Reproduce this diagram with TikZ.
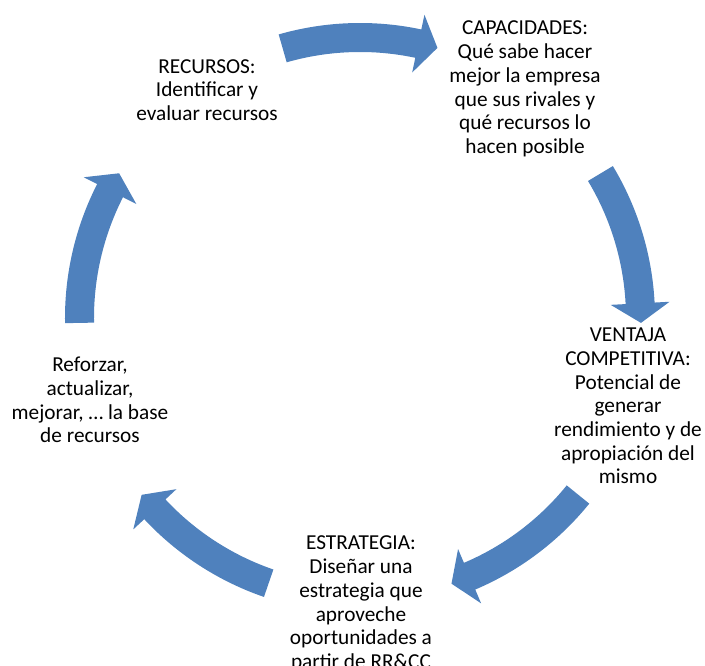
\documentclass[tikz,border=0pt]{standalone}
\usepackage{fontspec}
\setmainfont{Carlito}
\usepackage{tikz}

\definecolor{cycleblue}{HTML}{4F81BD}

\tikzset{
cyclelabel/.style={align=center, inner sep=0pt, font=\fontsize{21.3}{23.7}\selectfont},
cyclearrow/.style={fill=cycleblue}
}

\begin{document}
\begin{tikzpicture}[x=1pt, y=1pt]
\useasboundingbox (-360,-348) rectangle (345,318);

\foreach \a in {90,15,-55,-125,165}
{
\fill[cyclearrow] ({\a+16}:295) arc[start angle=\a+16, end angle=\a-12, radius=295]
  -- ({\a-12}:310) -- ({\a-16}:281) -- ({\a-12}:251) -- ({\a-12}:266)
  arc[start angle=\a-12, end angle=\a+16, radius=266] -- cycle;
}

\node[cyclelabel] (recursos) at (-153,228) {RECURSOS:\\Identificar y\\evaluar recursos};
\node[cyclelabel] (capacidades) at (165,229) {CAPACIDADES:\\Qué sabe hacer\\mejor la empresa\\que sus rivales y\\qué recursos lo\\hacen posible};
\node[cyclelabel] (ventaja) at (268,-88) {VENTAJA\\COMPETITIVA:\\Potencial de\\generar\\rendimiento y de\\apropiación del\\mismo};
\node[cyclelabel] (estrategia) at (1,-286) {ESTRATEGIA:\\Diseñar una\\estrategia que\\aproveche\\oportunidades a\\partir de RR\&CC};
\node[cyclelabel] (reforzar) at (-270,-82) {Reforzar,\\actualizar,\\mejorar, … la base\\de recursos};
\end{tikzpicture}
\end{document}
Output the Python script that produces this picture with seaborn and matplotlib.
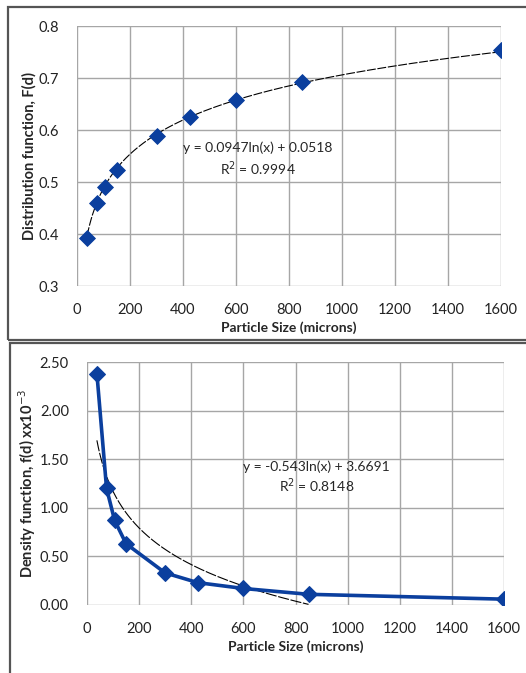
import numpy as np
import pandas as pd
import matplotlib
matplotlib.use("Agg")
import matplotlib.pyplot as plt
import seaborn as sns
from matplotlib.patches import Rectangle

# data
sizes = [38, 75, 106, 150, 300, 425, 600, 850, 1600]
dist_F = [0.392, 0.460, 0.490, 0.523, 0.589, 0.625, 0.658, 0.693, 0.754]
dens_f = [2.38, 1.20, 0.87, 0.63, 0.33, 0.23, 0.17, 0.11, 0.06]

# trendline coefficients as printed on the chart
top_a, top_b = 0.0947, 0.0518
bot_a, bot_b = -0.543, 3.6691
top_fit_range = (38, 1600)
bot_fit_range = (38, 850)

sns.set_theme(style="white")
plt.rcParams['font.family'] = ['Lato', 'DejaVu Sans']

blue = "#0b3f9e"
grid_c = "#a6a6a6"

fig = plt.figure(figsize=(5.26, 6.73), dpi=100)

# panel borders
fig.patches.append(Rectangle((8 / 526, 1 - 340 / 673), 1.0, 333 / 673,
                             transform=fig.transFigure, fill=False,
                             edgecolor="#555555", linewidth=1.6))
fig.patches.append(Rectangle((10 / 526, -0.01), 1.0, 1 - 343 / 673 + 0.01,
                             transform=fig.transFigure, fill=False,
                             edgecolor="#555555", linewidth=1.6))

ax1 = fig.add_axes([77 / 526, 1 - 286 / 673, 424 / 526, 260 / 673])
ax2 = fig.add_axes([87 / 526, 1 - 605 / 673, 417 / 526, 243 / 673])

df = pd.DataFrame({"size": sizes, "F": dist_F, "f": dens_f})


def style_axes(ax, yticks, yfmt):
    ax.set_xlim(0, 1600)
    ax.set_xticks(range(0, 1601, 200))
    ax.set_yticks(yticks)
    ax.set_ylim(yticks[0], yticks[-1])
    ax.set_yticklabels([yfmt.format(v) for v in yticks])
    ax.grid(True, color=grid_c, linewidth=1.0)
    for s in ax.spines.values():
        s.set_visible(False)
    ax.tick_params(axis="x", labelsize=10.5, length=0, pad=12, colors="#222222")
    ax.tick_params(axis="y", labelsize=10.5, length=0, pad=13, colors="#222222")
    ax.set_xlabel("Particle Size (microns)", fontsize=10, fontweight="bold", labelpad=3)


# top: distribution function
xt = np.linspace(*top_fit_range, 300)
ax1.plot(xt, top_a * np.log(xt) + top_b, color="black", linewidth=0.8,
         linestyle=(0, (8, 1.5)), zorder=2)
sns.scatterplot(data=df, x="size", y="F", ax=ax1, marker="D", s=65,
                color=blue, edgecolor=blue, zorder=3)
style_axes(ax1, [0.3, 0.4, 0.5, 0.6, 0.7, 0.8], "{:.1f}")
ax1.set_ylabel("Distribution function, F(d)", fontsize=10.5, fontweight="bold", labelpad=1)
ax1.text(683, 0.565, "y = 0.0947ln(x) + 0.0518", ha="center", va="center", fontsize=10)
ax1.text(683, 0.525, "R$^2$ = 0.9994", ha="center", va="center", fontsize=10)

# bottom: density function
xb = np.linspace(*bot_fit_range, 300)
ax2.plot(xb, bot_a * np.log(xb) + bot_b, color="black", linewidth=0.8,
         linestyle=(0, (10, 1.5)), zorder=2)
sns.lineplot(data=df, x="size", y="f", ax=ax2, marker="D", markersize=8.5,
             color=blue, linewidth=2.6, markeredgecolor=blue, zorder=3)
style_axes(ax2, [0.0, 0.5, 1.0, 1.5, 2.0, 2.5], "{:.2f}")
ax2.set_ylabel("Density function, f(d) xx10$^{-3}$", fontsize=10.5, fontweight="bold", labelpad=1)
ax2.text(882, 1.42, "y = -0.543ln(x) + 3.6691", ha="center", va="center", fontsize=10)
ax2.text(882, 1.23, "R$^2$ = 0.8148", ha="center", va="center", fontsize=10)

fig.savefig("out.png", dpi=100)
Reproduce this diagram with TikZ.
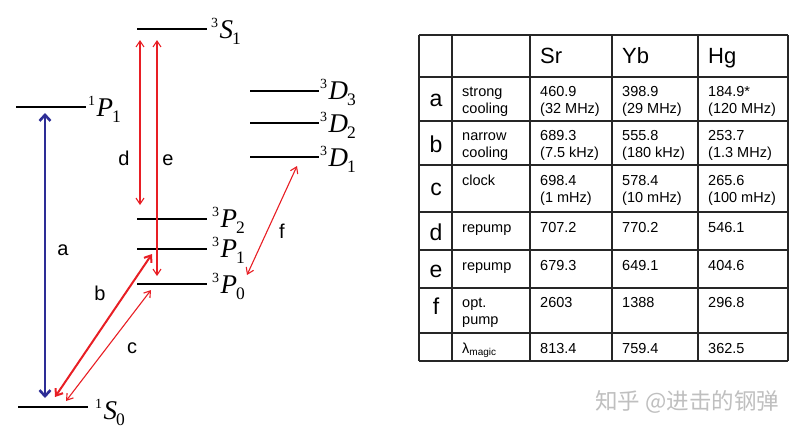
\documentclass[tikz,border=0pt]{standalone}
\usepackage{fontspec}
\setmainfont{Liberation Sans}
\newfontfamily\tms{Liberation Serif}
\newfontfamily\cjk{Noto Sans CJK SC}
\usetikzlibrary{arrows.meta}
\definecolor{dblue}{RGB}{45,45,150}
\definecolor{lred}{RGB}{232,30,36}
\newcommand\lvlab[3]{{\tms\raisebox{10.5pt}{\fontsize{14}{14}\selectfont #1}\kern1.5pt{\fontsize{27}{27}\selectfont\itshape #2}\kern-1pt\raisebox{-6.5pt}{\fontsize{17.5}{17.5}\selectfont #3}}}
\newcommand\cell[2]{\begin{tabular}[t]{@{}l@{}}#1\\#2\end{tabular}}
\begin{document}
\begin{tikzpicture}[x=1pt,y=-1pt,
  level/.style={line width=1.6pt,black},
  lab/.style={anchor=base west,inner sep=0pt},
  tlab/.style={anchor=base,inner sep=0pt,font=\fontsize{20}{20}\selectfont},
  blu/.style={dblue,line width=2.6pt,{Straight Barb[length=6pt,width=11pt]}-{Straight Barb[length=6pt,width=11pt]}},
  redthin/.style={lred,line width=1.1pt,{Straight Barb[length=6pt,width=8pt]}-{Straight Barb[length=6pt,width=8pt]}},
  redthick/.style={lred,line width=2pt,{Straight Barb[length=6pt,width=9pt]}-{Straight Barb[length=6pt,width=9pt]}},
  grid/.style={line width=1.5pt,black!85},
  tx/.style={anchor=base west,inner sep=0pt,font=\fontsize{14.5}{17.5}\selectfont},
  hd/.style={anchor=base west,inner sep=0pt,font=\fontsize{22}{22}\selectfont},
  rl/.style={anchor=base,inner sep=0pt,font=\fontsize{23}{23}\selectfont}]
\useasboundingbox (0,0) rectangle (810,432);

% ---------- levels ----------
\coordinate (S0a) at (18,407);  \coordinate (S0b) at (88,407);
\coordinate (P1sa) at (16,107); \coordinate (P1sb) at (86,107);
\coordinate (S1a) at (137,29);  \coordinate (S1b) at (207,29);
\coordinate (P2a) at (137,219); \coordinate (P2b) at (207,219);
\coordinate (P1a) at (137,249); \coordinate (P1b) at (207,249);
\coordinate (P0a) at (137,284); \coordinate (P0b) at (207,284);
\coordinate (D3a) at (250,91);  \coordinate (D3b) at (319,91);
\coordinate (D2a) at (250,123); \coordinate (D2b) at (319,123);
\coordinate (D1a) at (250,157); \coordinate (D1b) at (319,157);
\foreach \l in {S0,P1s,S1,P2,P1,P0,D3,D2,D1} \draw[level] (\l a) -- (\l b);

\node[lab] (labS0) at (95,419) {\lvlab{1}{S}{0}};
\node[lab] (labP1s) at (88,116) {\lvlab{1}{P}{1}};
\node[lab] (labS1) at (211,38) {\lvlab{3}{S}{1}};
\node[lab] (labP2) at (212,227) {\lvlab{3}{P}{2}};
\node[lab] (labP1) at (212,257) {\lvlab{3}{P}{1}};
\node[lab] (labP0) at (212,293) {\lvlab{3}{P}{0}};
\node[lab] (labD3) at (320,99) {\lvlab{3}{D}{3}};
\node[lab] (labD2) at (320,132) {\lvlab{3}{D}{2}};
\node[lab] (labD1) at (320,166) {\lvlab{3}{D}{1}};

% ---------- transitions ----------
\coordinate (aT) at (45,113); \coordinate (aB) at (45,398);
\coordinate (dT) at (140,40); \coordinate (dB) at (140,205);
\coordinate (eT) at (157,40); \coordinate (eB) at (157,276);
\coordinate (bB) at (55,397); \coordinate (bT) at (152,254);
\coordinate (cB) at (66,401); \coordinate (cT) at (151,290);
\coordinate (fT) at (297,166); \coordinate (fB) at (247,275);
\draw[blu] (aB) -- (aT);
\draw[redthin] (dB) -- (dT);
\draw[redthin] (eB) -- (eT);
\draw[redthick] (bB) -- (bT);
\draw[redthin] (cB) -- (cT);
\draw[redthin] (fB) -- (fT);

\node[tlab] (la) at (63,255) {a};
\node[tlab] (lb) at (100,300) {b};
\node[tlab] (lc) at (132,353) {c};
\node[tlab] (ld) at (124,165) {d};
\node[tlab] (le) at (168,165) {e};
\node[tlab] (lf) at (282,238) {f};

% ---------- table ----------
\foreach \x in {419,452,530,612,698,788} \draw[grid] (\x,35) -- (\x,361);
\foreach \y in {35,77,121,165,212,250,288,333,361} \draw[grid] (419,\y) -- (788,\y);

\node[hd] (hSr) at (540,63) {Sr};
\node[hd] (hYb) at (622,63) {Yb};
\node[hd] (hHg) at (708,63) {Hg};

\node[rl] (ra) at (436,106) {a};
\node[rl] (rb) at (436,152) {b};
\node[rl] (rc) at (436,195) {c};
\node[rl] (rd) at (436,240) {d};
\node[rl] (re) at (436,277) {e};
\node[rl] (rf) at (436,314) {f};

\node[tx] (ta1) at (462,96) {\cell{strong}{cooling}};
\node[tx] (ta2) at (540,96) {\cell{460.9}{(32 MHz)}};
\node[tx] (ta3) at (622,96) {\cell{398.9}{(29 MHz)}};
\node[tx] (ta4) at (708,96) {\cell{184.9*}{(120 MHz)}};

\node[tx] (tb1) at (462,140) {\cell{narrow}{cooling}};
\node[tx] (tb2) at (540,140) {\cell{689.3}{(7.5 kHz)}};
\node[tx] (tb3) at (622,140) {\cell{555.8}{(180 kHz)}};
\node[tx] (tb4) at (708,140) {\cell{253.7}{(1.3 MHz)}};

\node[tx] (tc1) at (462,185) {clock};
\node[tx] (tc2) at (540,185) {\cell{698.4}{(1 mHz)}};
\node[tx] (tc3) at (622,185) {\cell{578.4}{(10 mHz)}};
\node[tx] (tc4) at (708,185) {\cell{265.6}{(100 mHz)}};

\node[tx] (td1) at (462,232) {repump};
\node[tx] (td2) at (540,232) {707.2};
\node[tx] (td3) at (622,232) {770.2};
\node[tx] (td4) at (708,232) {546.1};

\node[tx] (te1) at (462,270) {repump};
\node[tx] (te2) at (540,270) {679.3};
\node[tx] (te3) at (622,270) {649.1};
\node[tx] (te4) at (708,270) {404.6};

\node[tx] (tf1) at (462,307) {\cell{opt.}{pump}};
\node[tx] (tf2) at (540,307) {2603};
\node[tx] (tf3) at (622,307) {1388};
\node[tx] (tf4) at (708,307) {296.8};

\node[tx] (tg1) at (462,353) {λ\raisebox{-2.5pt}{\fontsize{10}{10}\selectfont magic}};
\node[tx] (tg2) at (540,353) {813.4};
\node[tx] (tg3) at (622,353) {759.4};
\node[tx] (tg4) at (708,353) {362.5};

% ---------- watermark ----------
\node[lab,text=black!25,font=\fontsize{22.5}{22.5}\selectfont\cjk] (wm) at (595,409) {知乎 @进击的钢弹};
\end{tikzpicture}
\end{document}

━━━━━━━━━━━━━━━━━━━━━━━━━━━━━━

Work instructions: Reproduce the records word for word, please, from their first line up to and including the line that contains "dens_f = [2.38, 1.20, 0.87, 0.63, 0.33, 0.23, 0.17, 0.11, 0.06]", but no pictures.

In response:
Reproduce this diagram with TikZ.
\documentclass[tikz,border=0pt]{standalone}
\usepackage{fontspec}
\setmainfont{Carlito}
\usepackage{tikz}

\definecolor{cycleblue}{HTML}{4F81BD}

\tikzset{
cyclelabel/.style={align=center, inner sep=0pt, font=\fontsize{21.3}{23.7}\selectfont},
cyclearrow/.style={fill=cycleblue}
}

\begin{document}
\begin{tikzpicture}[x=1pt, y=1pt]
\useasboundingbox (-360,-348) rectangle (345,318);

\foreach \a in {90,15,-55,-125,165}
{
\fill[cyclearrow] ({\a+16}:295) arc[start angle=\a+16, end angle=\a-12, radius=295]
  -- ({\a-12}:310) -- ({\a-16}:281) -- ({\a-12}:251) -- ({\a-12}:266)
  arc[start angle=\a-12, end angle=\a+16, radius=266] -- cycle;
}

\node[cyclelabel] (recursos) at (-153,228) {RECURSOS:\\Identificar y\\evaluar recursos};
\node[cyclelabel] (capacidades) at (165,229) {CAPACIDADES:\\Qué sabe hacer\\mejor la empresa\\que sus rivales y\\qué recursos lo\\hacen posible};
\node[cyclelabel] (ventaja) at (268,-88) {VENTAJA\\COMPETITIVA:\\Potencial de\\generar\\rendimiento y de\\apropiación del\\mismo};
\node[cyclelabel] (estrategia) at (1,-286) {ESTRATEGIA:\\Diseñar una\\estrategia que\\aproveche\\oportunidades a\\partir de RR\&CC};
\node[cyclelabel] (reforzar) at (-270,-82) {Reforzar,\\actualizar,\\mejorar, … la base\\de recursos};
\end{tikzpicture}
\end{document}
Output the Python script that produces this picture with seaborn and matplotlib.
import numpy as np
import pandas as pd
import matplotlib
matplotlib.use("Agg")
import matplotlib.pyplot as plt
import seaborn as sns
from matplotlib.patches import Rectangle

# data
sizes = [38, 75, 106, 150, 300, 425, 600, 850, 1600]
dist_F = [0.392, 0.460, 0.490, 0.523, 0.589, 0.625, 0.658, 0.693, 0.754]
dens_f = [2.38, 1.20, 0.87, 0.63, 0.33, 0.23, 0.17, 0.11, 0.06]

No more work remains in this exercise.